Pero ¿es realmente así?, ¿nos comunicamos mejor por eso? No parece. Y tal vez en el fondo de ese fracaso se encuentre, entre otras muchas causas, ese no saber decir, ese descuido del lenguaje, que es un mal endémico.
Si atendemos al vocabulario habitualmente usado no solo en la calle, sino en los medios de comunicación y entre los personajes públicos, al Diccionario de la Real Academia Española le sobran miles de términos. Con unos cuantos intentamos arreglárnoslas para expresar tal cantidad de contenidos que el fracaso está asegurado y el intento naufraga en un lenguaje paupérrimo. Caso emblemático es el del verbo "realizar", que lo mismo pretende servir para un roto que para un descosido. Como decía hace poco un amigo, acabaremos "realizando" tortillas.
No ayuda mucho en este menester el lenguaje de los SMS, tejido de peculiares abreviaturas y "emoticonos", ni la celeridad febril con la que suelen escribirse los mensajes electrónicos. Se redactan a toda prisa, con la misma prisa se envían, y si por casualidad al remitente se le ocurre repasarlos después de haberlos mandado, se le hiela la sangre en las venas ante la cantidad de faltas cometidas, si es que tiene un mínimo de sensibilidad ante el asesinato de la lengua. Y no son solo gentes de escasa formación cultural las que llenan de faltas los correos, sino profesores de solera, personas supuestamente cultivadas, alumnos brillantes. Encontrarse con un inadecuado "de que" en el lenguaje oral y escrito, topar con un rotundo "a grosso modo", y enterarse de que la misa fue "de corpore insepulto" son cosas corrientes en la vida cotidiana.

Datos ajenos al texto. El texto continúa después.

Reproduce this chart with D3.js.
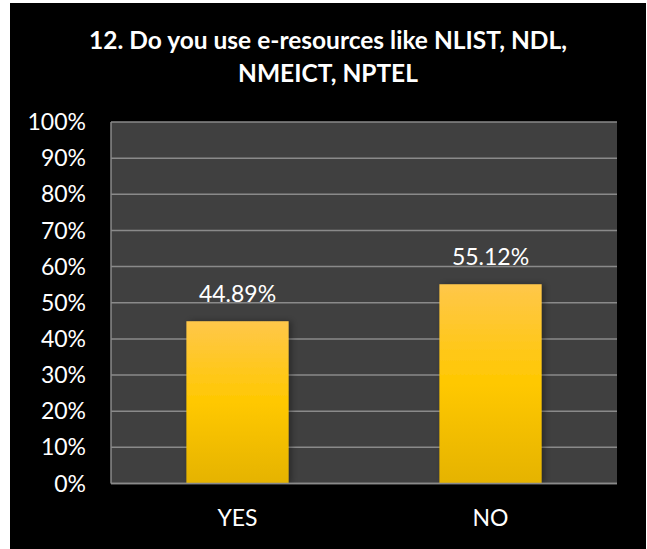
<!DOCTYPE html>
<html><head><meta charset="utf-8">
<script src="https://cdn.jsdelivr.net/npm/d3@7"></script>
<style>html,body{margin:0;padding:0;background:#fff;}svg{display:block;}</style>
</head><body>
<script>
const categories = ["YES", "NO"];
const values = [44.89, 55.12];
const yTicks = [0, 10, 20, 30, 40, 50, 60, 70, 80, 90, 100];
const titleLines = ["12. Do you use e-resources like NLIST, NDL,", "NMEICT, NPTEL"];

const W = 647, H = 549;
const svg = d3.select("body").append("svg").attr("width", W).attr("height", H);
svg.append("rect").attr("x", 10).attr("y", 3).attr("width", W - 11).attr("height", H - 3).attr("fill", "#000");

const plot = {left: 111, right: 617, top: 122, bottom: 483.5};
const x = d3.scaleBand().domain(categories).range([plot.left, plot.right]).padding(0);
const y = d3.scaleLinear().domain([0, 100]).range([plot.bottom, plot.top]);

const defs = svg.append("defs");
const grad = defs.append("linearGradient").attr("id", "barGrad").attr("x1", 0).attr("y1", 0).attr("x2", 0).attr("y2", 1);
grad.append("stop").attr("offset", "0%").attr("stop-color", "#FFC74A");
grad.append("stop").attr("offset", "50%").attr("stop-color", "#FFC800");
grad.append("stop").attr("offset", "100%").attr("stop-color", "#E5B300");
const f = defs.append("filter").attr("id", "shadow").attr("x", "-20%").attr("y", "-20%").attr("width", "150%").attr("height", "140%");
f.append("feDropShadow").attr("dx", 3).attr("dy", 0).attr("stdDeviation", 3).attr("flood-color", "#000").attr("flood-opacity", 0.35);

svg.append("rect").attr("x", plot.left).attr("y", plot.top)
  .attr("width", plot.right - plot.left).attr("height", plot.bottom - plot.top).attr("fill", "#404040");

svg.append("g").selectAll("line").data(yTicks).join("line")
  .attr("x1", plot.left).attr("x2", plot.right)
  .attr("y1", d => y(d)).attr("y2", d => y(d))
  .attr("stroke", "#8a8a8a").attr("stroke-width", 1.5);
svg.append("line").attr("x1", plot.left).attr("x2", plot.left).attr("y1", plot.top).attr("y2", plot.bottom)
  .attr("stroke", "#8a8a8a").attr("stroke-width", 1.5);

const font = "Lato, 'Open Sans', sans-serif";
svg.append("g").selectAll("text").data(yTicks).join("text")
  .attr("x", 86).attr("y", d => y(d)).attr("dy", "0.35em")
  .attr("text-anchor", "end").attr("fill", "#fff")
  .attr("font-family", font).attr("font-size", 23).text(d => d + "%");

const barFrac = 0.404;
svg.append("g").selectAll("rect").data(values).join("rect")
  .attr("x", (d, i) => x(categories[i]) + x.bandwidth() * (1 - barFrac) / 2)
  .attr("width", x.bandwidth() * barFrac)
  .attr("y", d => y(d)).attr("height", d => y(0) - y(d))
  .attr("fill", "url(#barGrad)").attr("filter", "url(#shadow)");

svg.append("line").attr("x1", plot.left).attr("x2", plot.right).attr("y1", y(0)).attr("y2", y(0))
  .attr("stroke", "#8a8a8a").attr("stroke-width", 1.5);

svg.append("g").selectAll("text").data(values).join("text")
  .attr("x", (d, i) => x(categories[i]) + x.bandwidth() / 2)
  .attr("y", d => y(d) - 19)
  .attr("text-anchor", "middle").attr("fill", "#fff")
  .attr("font-family", font).attr("font-size", 23).text(d => d.toFixed(2) + "%");

svg.append("g").selectAll("text").data(categories).join("text")
  .attr("x", d => x(d) + x.bandwidth() / 2).attr("y", 526)
  .attr("text-anchor", "middle").attr("fill", "#fff")
  .attr("font-family", font).attr("font-size", 23).text(d => d);

svg.append("g").selectAll("text").data(titleLines).join("text")
  .attr("x", 328).attr("y", (d, i) => 49 + i * 32.5)
  .attr("text-anchor", "middle").attr("fill", "#fff")
  .attr("font-family", font).attr("font-weight", "bold").attr("font-size", 24.5).text(d => d);
</script>
</body></html>
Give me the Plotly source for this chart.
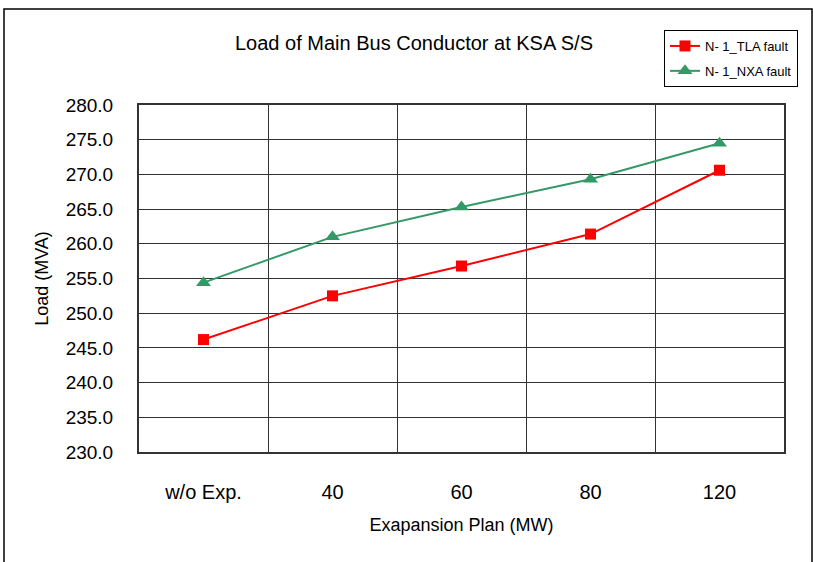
import plotly.graph_objects as go

categories = ["w/o Exp.", "40", "60", "80", "120"]
tla_values = [246.2, 252.5, 256.8, 261.4, 270.6]
nxa_values = [254.4, 261.0, 265.3, 269.3, 274.5]
y_ticks = [230, 235, 240, 245, 250, 255, 260, 265, 270, 275, 280]

FONT = "Arial, Liberation Sans, sans-serif"

fig = go.Figure()
fig.add_trace(go.Scatter(
    x=categories, y=tla_values, name="N- 1_TLA fault", mode="lines+markers",
    legendgroup="tla",
    line=dict(color="#FF0000", width=2),
    marker=dict(symbol="square", size=11, color="#FF0000"),
))
fig.add_trace(go.Scatter(
    x=categories, y=nxa_values, name="N- 1_NXA fault", mode="lines+markers",
    legendgroup="nxa",
    line=dict(color="#339966", width=2),
    marker=dict(symbol="triangle-up", size=13, color="#339966"),
))

W, H = 813, 562
L, R, T, B = 139, 813 - 784, 105, 562 - 452
pw, ph = W - L - R, H - T - B

def px_x(p):
    return (p - L) / pw

def px_y(p):
    return (H - B - p) / ph

fig.update_layout(
    width=W, height=H,
    margin=dict(l=L, r=R, t=T, b=B),
    paper_bgcolor="white", plot_bgcolor="white",
    font=dict(family=FONT, color="black"),
    showlegend=True,
    legend=dict(
        x=px_x(664), y=px_y(30), xanchor="left", yanchor="top",
        bordercolor="black", borderwidth=1, bgcolor="white",
        font=dict(size=13, family=FONT),
        traceorder="grouped", tracegroupgap=5,
    ),
    xaxis=dict(
        type="category", tickson="boundaries",
        showgrid=True, gridcolor="#333333", gridwidth=1,
        showline=True, linecolor="#333333", linewidth=2, mirror=True,
        ticks="", tickfont=dict(size=20, family=FONT),
        ticklabelstandoff=21,
        title=dict(text="Exapansion Plan (MW)", font=dict(size=18, family=FONT), standoff=16),
        range=[-0.5, 4.5],
    ),
    yaxis=dict(
        range=[230, 280], tickvals=y_ticks,
        ticktext=[f"{v:.1f}" for v in y_ticks],
        showgrid=True, gridcolor="#333333", gridwidth=1,
        showline=True, linecolor="#333333", linewidth=2, mirror=True,
        ticks="inside", ticklen=4, tickcolor="#333333",
        tickfont=dict(size=19, family=FONT),
        ticklabelstandoff=20,
        zeroline=False,
        title=dict(text="Load (MVA)", font=dict(size=18, family=FONT), standoff=12),
    ),
    shapes=[dict(
        type="rect", xref="paper", yref="paper",
        x0=px_x(4), x1=px_x(812), y0=px_y(566), y1=px_y(9),
        line=dict(color="black", width=1.5), fillcolor="rgba(0,0,0,0)", layer="below",
    )],
    annotations=[dict(
        text="Load of Main Bus Conductor at KSA S/S", xref="paper", yref="paper",
        x=px_x(414), y=px_y(43), xanchor="center", yanchor="middle",
        showarrow=False, font=dict(size=20, family=FONT),
    )],
)

fig.write_html(
    "out.html",
    config={"displayModeBar": False},
    post_script="document.body.style.margin='0';document.body.style.overflow='hidden';",
)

Claro que con la que está cayendo en materia laboral y económica este descuido del lenguaje parece una nimiedad. En nuestro país es urgente esa reforma estructural de fondo que genere empleo, cuide la sanidad y la educación antes de que sea demasiado tarde, que ya lo va siendo, permita atender a los dependientes, cree riqueza material e inmaterial, tenga en cuenta a los países incapaces de salir de la pobreza por sí solos. Pero lo cortés no quita lo valiente, no se trata de optar ante un dilema, sino de construir una sociedad capaz de cuidar de todos sus bienes con esmero, con delicadeza, con responsabilidad.
Saber hablar, saber escribir, saber decir son capacidades básicas. Quienes cuentan con ellas tienen un poder del que carecen los que no saben expresar lo que llevan dentro.
Pero para cultivar esas capacidades es indispensable la formación que viene de la lectura habitual y atenta de buenos libros, viene de una escuela convencida de que se hace un flaco servicio a los alumnos cuando no se les ayuda a cuidar el lenguaje, a saber comprender, exponer, redactar, porque más libres serán de comunicar lo que piensan los que manejan el discurso con soltura. Los informes sobre la calidad de nuestra educación nos ponen una nota pésima y, por desgracia, no sin razón.
Y es que sin duda es malo para una sociedad quemar libros, pero no es mucho mejor no leer los que están en la calle ni es mucho mejor destrozar el lenguaje.
Adela Cortina es catedrática de Ética y Filosofía Política de la Universidad de Valencia y autora de Justicia cordial, Trotta, 2010.